• [Data extract]:

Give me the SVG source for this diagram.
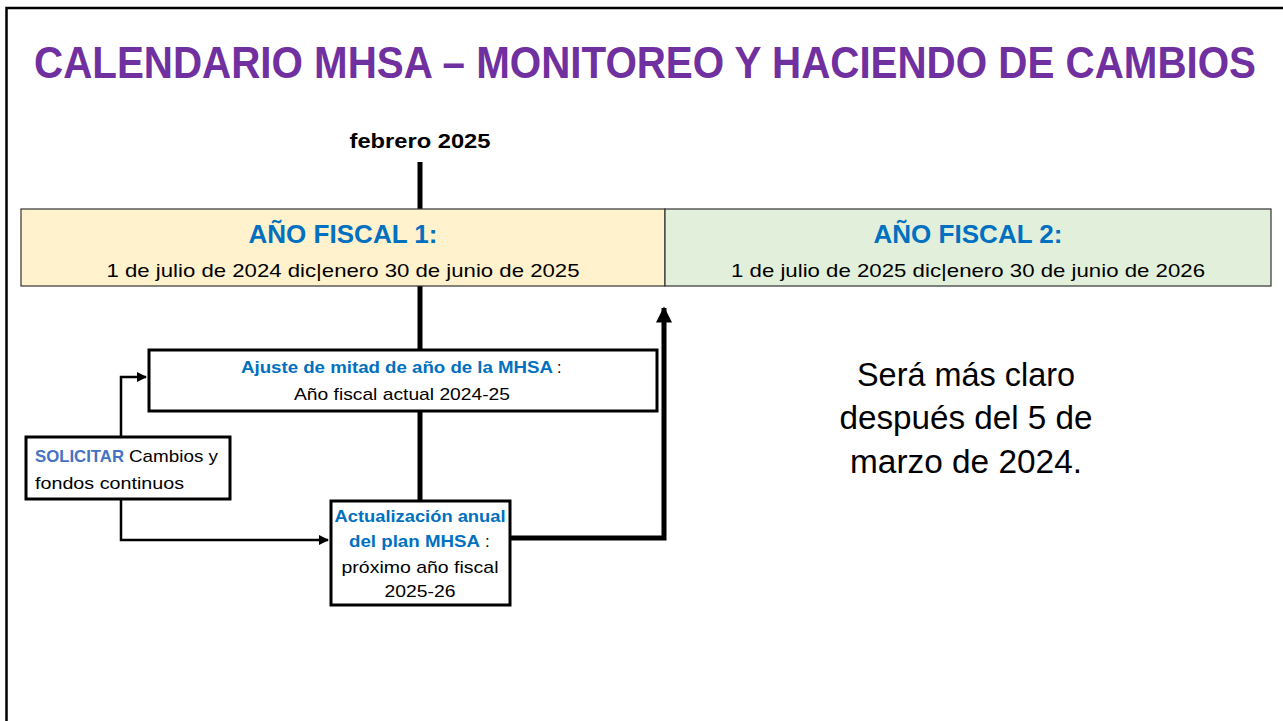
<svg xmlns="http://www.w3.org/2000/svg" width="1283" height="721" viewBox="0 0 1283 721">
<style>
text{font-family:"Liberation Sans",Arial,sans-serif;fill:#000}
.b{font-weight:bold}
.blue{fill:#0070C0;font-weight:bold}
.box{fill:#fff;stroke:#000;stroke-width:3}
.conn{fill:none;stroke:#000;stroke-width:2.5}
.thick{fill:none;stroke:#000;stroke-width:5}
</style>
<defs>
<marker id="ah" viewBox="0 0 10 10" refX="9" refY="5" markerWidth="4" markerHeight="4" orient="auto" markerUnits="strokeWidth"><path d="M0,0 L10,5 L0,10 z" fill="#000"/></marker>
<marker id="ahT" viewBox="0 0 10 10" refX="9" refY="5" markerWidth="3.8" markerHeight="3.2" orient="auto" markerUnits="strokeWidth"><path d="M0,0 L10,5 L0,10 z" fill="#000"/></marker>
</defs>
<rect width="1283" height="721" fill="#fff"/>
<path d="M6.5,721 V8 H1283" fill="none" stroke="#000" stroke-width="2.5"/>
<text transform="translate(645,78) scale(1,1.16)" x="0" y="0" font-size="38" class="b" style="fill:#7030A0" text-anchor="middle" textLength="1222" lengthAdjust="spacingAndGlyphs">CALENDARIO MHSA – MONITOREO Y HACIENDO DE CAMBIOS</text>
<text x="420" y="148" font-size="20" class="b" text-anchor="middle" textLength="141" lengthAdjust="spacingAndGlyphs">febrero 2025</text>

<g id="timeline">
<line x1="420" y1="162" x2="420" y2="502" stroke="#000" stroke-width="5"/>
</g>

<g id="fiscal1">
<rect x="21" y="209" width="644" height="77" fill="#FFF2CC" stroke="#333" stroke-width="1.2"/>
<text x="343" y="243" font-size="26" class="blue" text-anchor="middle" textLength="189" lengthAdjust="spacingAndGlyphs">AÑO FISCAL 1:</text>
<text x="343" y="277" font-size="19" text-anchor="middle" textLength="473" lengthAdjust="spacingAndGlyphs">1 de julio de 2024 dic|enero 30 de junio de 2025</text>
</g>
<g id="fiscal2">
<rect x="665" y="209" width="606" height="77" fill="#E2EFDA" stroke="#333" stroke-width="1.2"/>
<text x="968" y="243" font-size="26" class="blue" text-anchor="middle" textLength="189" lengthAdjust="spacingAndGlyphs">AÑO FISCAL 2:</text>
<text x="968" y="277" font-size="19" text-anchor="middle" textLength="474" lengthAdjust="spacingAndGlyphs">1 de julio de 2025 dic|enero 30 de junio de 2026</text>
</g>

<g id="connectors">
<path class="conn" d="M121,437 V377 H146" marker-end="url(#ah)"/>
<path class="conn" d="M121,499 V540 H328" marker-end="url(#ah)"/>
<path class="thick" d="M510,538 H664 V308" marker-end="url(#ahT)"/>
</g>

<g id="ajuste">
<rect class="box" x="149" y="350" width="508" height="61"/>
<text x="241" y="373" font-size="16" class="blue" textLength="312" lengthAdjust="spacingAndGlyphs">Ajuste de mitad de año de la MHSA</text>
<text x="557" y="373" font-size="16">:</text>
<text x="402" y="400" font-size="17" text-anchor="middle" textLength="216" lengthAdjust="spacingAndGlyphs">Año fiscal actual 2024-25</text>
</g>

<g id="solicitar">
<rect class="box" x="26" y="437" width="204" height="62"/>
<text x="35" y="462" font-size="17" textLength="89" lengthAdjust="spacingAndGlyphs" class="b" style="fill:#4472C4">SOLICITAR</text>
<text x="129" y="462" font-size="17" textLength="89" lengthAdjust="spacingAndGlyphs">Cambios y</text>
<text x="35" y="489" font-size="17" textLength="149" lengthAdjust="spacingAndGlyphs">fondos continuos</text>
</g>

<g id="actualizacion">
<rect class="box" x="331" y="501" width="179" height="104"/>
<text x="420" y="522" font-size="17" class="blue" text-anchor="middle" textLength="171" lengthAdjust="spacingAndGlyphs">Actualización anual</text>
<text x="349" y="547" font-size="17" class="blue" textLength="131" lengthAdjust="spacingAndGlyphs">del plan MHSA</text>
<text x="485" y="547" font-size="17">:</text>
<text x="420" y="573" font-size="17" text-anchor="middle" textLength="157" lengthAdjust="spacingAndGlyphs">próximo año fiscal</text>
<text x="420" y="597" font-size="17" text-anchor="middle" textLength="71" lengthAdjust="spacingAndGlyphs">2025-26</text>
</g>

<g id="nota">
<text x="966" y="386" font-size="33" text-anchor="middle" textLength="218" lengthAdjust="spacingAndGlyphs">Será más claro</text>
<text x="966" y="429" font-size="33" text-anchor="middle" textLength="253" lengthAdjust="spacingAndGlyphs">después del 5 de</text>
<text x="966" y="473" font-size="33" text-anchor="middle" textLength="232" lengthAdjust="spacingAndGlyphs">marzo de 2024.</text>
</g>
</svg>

• [What needs to be done]: Reproduce the listing above exactly, excluding all pictures.

• [Output of the exercise]:
Give me the SVG source for this diagram.
<svg xmlns="http://www.w3.org/2000/svg" width="1283" height="721" viewBox="0 0 1283 721">
<style>
text{font-family:"Liberation Sans",Arial,sans-serif;fill:#000}
.b{font-weight:bold}
.blue{fill:#0070C0;font-weight:bold}
.box{fill:#fff;stroke:#000;stroke-width:3}
.conn{fill:none;stroke:#000;stroke-width:2.5}
.thick{fill:none;stroke:#000;stroke-width:5}
</style>
<defs>
<marker id="ah" viewBox="0 0 10 10" refX="9" refY="5" markerWidth="4" markerHeight="4" orient="auto" markerUnits="strokeWidth"><path d="M0,0 L10,5 L0,10 z" fill="#000"/></marker>
<marker id="ahT" viewBox="0 0 10 10" refX="9" refY="5" markerWidth="3.8" markerHeight="3.2" orient="auto" markerUnits="strokeWidth"><path d="M0,0 L10,5 L0,10 z" fill="#000"/></marker>
</defs>
<rect width="1283" height="721" fill="#fff"/>
<path d="M6.5,721 V8 H1283" fill="none" stroke="#000" stroke-width="2.5"/>
<text transform="translate(645,78) scale(1,1.16)" x="0" y="0" font-size="38" class="b" style="fill:#7030A0" text-anchor="middle" textLength="1222" lengthAdjust="spacingAndGlyphs">CALENDARIO MHSA – MONITOREO Y HACIENDO DE CAMBIOS</text>
<text x="420" y="148" font-size="20" class="b" text-anchor="middle" textLength="141" lengthAdjust="spacingAndGlyphs">febrero 2025</text>

<g id="timeline">
<line x1="420" y1="162" x2="420" y2="502" stroke="#000" stroke-width="5"/>
</g>

<g id="fiscal1">
<rect x="21" y="209" width="644" height="77" fill="#FFF2CC" stroke="#333" stroke-width="1.2"/>
<text x="343" y="243" font-size="26" class="blue" text-anchor="middle" textLength="189" lengthAdjust="spacingAndGlyphs">AÑO FISCAL 1:</text>
<text x="343" y="277" font-size="19" text-anchor="middle" textLength="473" lengthAdjust="spacingAndGlyphs">1 de julio de 2024 dic|enero 30 de junio de 2025</text>
</g>
<g id="fiscal2">
<rect x="665" y="209" width="606" height="77" fill="#E2EFDA" stroke="#333" stroke-width="1.2"/>
<text x="968" y="243" font-size="26" class="blue" text-anchor="middle" textLength="189" lengthAdjust="spacingAndGlyphs">AÑO FISCAL 2:</text>
<text x="968" y="277" font-size="19" text-anchor="middle" textLength="474" lengthAdjust="spacingAndGlyphs">1 de julio de 2025 dic|enero 30 de junio de 2026</text>
</g>

<g id="connectors">
<path class="conn" d="M121,437 V377 H146" marker-end="url(#ah)"/>
<path class="conn" d="M121,499 V540 H328" marker-end="url(#ah)"/>
<path class="thick" d="M510,538 H664 V308" marker-end="url(#ahT)"/>
</g>

<g id="ajuste">
<rect class="box" x="149" y="350" width="508" height="61"/>
<text x="241" y="373" font-size="16" class="blue" textLength="312" lengthAdjust="spacingAndGlyphs">Ajuste de mitad de año de la MHSA</text>
<text x="557" y="373" font-size="16">:</text>
<text x="402" y="400" font-size="17" text-anchor="middle" textLength="216" lengthAdjust="spacingAndGlyphs">Año fiscal actual 2024-25</text>
</g>

<g id="solicitar">
<rect class="box" x="26" y="437" width="204" height="62"/>
<text x="35" y="462" font-size="17" textLength="89" lengthAdjust="spacingAndGlyphs" class="b" style="fill:#4472C4">SOLICITAR</text>
<text x="129" y="462" font-size="17" textLength="89" lengthAdjust="spacingAndGlyphs">Cambios y</text>
<text x="35" y="489" font-size="17" textLength="149" lengthAdjust="spacingAndGlyphs">fondos continuos</text>
</g>

<g id="actualizacion">
<rect class="box" x="331" y="501" width="179" height="104"/>
<text x="420" y="522" font-size="17" class="blue" text-anchor="middle" textLength="171" lengthAdjust="spacingAndGlyphs">Actualización anual</text>
<text x="349" y="547" font-size="17" class="blue" textLength="131" lengthAdjust="spacingAndGlyphs">del plan MHSA</text>
<text x="485" y="547" font-size="17">:</text>
<text x="420" y="573" font-size="17" text-anchor="middle" textLength="157" lengthAdjust="spacingAndGlyphs">próximo año fiscal</text>
<text x="420" y="597" font-size="17" text-anchor="middle" textLength="71" lengthAdjust="spacingAndGlyphs">2025-26</text>
</g>

<g id="nota">
<text x="966" y="386" font-size="33" text-anchor="middle" textLength="218" lengthAdjust="spacingAndGlyphs">Será más claro</text>
<text x="966" y="429" font-size="33" text-anchor="middle" textLength="253" lengthAdjust="spacingAndGlyphs">después del 5 de</text>
<text x="966" y="473" font-size="33" text-anchor="middle" textLength="232" lengthAdjust="spacingAndGlyphs">marzo de 2024.</text>
</g>
</svg>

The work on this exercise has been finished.